== Given exercise ==
Copy exactly the lines from the beginning of the data down to and including the line holding "ys += [baseline, v, None]", without any pictures.

== Given data ==
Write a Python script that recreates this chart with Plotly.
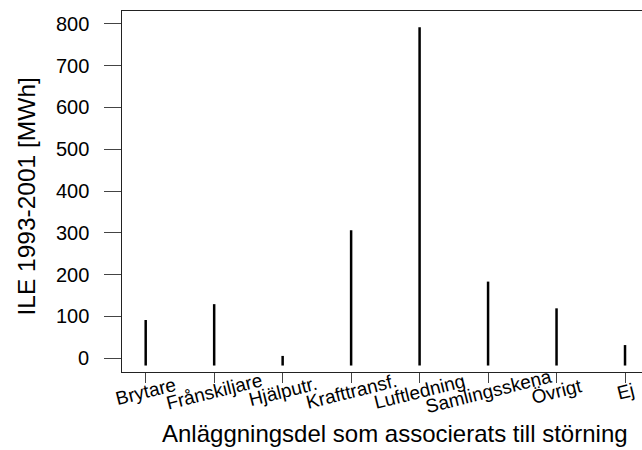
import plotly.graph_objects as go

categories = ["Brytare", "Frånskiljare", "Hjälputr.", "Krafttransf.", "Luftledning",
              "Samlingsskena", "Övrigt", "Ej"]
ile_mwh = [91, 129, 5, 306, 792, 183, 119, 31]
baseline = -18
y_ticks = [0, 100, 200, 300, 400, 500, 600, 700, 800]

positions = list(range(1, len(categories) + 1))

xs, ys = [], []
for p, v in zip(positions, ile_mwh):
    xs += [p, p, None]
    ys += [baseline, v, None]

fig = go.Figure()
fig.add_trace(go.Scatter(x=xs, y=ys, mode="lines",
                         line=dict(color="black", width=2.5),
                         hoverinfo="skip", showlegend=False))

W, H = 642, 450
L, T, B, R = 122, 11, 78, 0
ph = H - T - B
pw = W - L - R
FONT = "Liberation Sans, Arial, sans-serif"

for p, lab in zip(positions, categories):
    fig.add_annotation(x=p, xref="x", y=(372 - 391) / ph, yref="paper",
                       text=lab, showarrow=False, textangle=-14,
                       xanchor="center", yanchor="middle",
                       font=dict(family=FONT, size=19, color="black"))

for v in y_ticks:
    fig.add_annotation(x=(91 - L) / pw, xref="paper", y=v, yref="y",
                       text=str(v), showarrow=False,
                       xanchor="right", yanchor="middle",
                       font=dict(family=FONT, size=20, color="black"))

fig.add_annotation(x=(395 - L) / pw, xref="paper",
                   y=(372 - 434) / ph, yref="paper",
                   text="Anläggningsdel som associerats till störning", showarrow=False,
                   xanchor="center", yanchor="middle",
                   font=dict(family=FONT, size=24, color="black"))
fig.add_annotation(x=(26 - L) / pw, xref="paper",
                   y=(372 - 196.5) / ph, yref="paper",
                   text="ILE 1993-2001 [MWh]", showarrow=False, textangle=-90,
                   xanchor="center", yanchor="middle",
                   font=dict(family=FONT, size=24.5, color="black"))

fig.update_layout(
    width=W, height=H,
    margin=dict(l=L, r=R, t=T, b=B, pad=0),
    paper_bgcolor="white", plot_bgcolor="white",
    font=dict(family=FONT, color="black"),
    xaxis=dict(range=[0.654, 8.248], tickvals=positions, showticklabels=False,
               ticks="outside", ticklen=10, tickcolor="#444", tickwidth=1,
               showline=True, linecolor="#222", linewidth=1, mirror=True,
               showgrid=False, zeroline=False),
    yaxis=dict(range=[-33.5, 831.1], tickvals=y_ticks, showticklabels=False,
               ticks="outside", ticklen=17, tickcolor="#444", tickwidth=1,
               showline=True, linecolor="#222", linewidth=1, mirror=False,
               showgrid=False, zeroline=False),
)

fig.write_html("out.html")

== Complete output ==
Write a Python script that recreates this chart with Plotly.
import plotly.graph_objects as go

categories = ["Brytare", "Frånskiljare", "Hjälputr.", "Krafttransf.", "Luftledning",
              "Samlingsskena", "Övrigt", "Ej"]
ile_mwh = [91, 129, 5, 306, 792, 183, 119, 31]
baseline = -18
y_ticks = [0, 100, 200, 300, 400, 500, 600, 700, 800]

positions = list(range(1, len(categories) + 1))

xs, ys = [], []
for p, v in zip(positions, ile_mwh):
    xs += [p, p, None]
    ys += [baseline, v, None]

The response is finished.